# Cure for Blindness/Deafness?



## Buttercup (Jan 16, 2004)

The 3rd level cleric spell Blindness/Deafness has a duration of permanent.  What cures a character blinded or deafened by this spell?  Anything?

(This is for tonight's session, so I'm in a bit of a hurry.)


----------



## Nail (Jan 16, 2004)

This is a trick question, right?  

SRD:
*Remove Blindness/Deafness*
 Conjuration (Healing)
 Level: Clr 3, Pal 3
 Components: V, S
 Casting Time: 1 standard action
 Range: Touch
 Target: Creature touched
 Duration: Instantaneous
 Saving Throw: Fortitude negates (harmless)
 Spell Resistance: Yes (harmless)

Remove blindness/deafness cures blindness or deafness (your choice), whether the effect is normal or magical in nature. The spell does not restore ears or eyes that have been lost, but it repairs them if they are damaged.

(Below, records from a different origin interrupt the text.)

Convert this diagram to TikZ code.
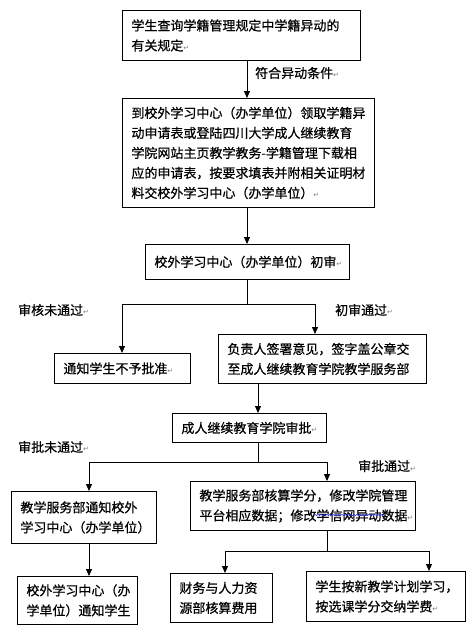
\documentclass[tikz,border=0pt]{standalone}
\usepackage{fontspec}
\setmainfont{Noto Sans CJK SC}[FakeBold=0.6]
\newfontfamily\symfont{DejaVu Sans}
\usetikzlibrary{arrows.meta,decorations.pathmorphing}
\newcommand\pmk{{\symfont\fontsize{7}{7}\selectfont\textcolor{gray}{↵}}}
\tikzset{
  box/.style={draw=black, line width=0.9pt, anchor=north west, inner xsep=9pt, inner ysep=2pt,
    align=left, font=\fontsize{13}{20}\selectfont},
  lbl/.style={anchor=west, inner sep=0pt, font=\fontsize{13}{16}\selectfont},
  conn/.style={draw=black, line width=0.9pt},
  arr/.style={conn, -{Triangle[length=7pt,width=6pt]}}
}
\begin{document}
\begin{tikzpicture}[x=1pt,y=-1pt]
\useasboundingbox (0,0) rectangle (474,630);
% boxes
\node[box, minimum width=238pt, minimum height=50pt, text width=220pt] (b1) at (122,10)
  {学生查询学籍管理规定中学籍异动的\\有关规定\pmk};
\node[box, minimum width=252pt, minimum height=109pt, text width=234pt] (b2) at (122,98)
  {到校外学习中心（办学单位）领取学籍异\\动申请表或登陆四川大学成人继续教育\\学院网站主页教学教务-学籍管理下载相\\应的申请表，按要求填表并附相关证明材\\料交校外学习中心（办学单位）\pmk};
\node[box, minimum width=204pt, minimum height=35pt, text width=186pt] (b3) at (145,244)
  {校外学习中心（办学单位）初审\pmk};
\node[box, minimum width=136pt, minimum height=30pt, text width=118pt] (b4) at (54,353)
  {通知学生不予批准\pmk};
\node[box, minimum width=208pt, minimum height=49pt, text width=190pt] (b5) at (218,334)
  {负责人签署意见，签字盖公章交\\至成人继续教育学院教学服务部};
\node[box, minimum width=154pt, minimum height=29pt, text width=136pt] (b6) at (172,413)
  {成人继续教育学院审批\pmk};
\node[box, minimum width=145pt, minimum height=52pt, text width=127pt] (b7) at (11,491)
  {教学服务部通知校外\\学习中心（办学单位）};
\node[box, minimum width=225pt, minimum height=49pt, text width=207pt] (b8) at (190,481)
  {教学服务部核算学分，修改学院管理\\平台相应数据；修改学信网异动数据\pmk};
\node[box, minimum width=120pt, minimum height=48pt, text width=102pt] (b9) at (17,576)
  {校外学习中心（办\\学单位）通知学生};
\node[box, minimum width=102pt, minimum height=49pt, text width=84pt] (b10) at (170,573)
  {财务与人力资\\源部核算费用};
\node[box, minimum width=159pt, minimum height=50pt, text width=141pt] (b11) at (306,571)
  {学生按新教学计划学习，\\按选课学分交纳学费\pmk};
% spell-check squiggle
\draw[blue!80!white, line width=0.5pt, decorate, decoration={snake, amplitude=0.7pt, segment length=3pt}]
  (314,515) -- (384,515);
% labels
\node[lbl] (l1) at (255,73) {符合异动条件\pmk};
\node[lbl] (l2) at (18,310) {审核未通过\pmk};
\node[lbl] (l3) at (335,310) {初审通过\pmk};
\node[lbl] (l4) at (18,447) {审批未通过\pmk};
\node[lbl] (l5) at (358,466) {审批通过\pmk};
% coordinates
\coordinate (xa) at (247,0);
\coordinate (s1) at (247,304);
\coordinate (xl1) at (122,0);
\coordinate (xr1) at (315,0);
\coordinate (xb) at (258,0);
\coordinate (s2) at (258,462);
\coordinate (xl2) at (89,0);
\coordinate (xr2) at (327,0);
\coordinate (s3) at (327,551);
\coordinate (xl3) at (225,0);
\coordinate (xr3) at (429,0);
% connectors
\draw[arr] (b1.south -| xa) -- (b2.north -| xa);
\draw[arr] (b2.south -| xa) -- (b3.north -| xa);
\draw[conn] (b3.south -| xa) -- (s1);
\draw[arr] (s1) -| (b4.north -| xl1);
\draw[arr] (s1) -| (b5.north -| xr1);
\draw[arr] (b5.south -| xb) -- (b6.north -| xb);
\draw[conn] (b6.south -| xb) -- (s2);
\draw[arr] (s2) -| (b7.north -| xl2);
\draw[arr] (s2) -| (b8.north -| xr2);
\draw[arr] (b7.south -| xl2) -- (b9.north -| xl2);
\draw[conn] (b8.south -| xr2) -- (s3);
\draw[arr] (s3) -| (b10.north -| xl3);
\draw[arr] (s3) -| (b11.north -| xr3);
\end{tikzpicture}
\end{document}
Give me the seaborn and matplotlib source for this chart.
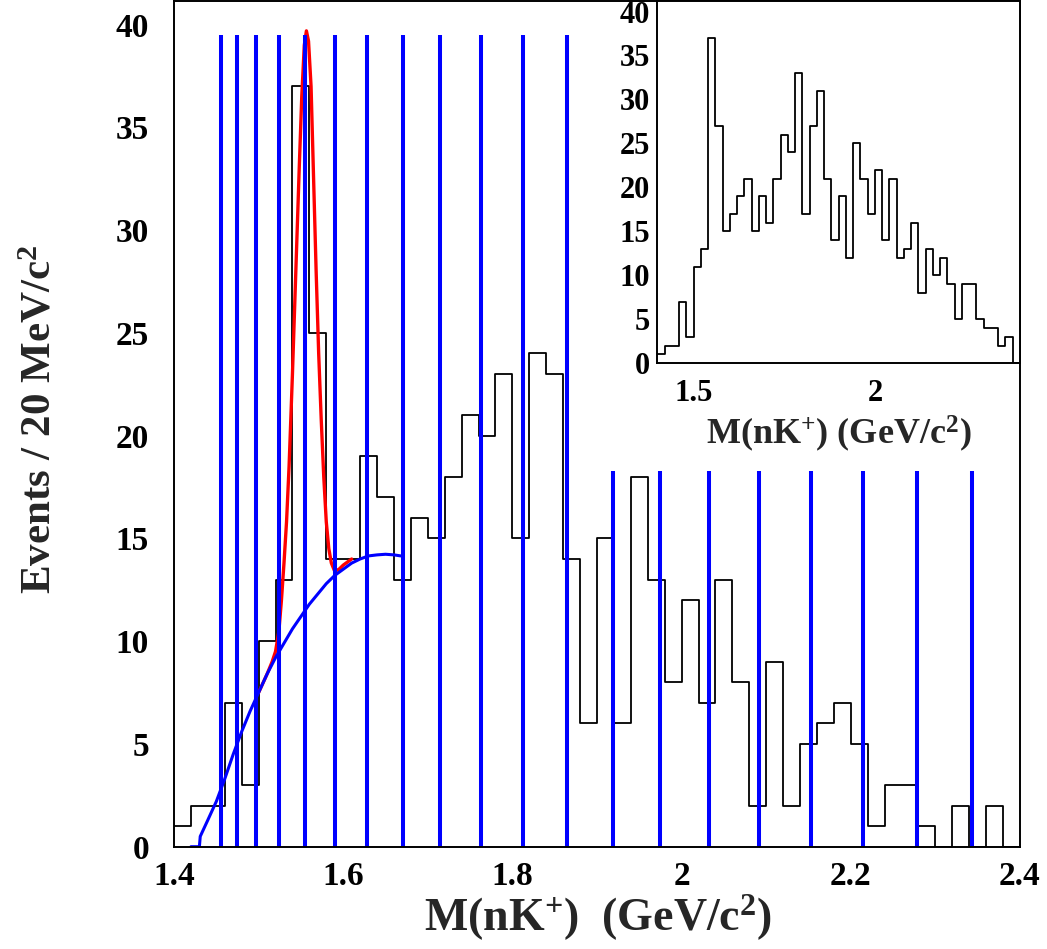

Remove blindness/deafness counters and dispels blindness/deafness.


----------



## Nail (Jan 16, 2004)

aack. triple post


----------



## Nail (Jan 16, 2004)

triple post - slow connection


----------



## Nail (Jan 16, 2004)

Buttercup said:
			
		

> The 3rd level cleric spell Blindness/Deafness has a duration of permanent....



so it can be _dispelled_.



			
				SRD_3.5e said:
			
		

> Permanent: The energy remains as long as the effect does. This means the spell is vulnerable to dispel magic.


----------



## Buttercup (Jan 16, 2004)

It wasn't a trick question.  It was a "I'm in a hurry and I can't find the dang rule" question.

Thanks.


----------



## Nail (Jan 16, 2004)

Buttercup said:
			
		

> It wasn't a trick question.  It was a "I'm in a hurry and I can't find the dang rule" question.



Whew!  I thought I was in for it......


----------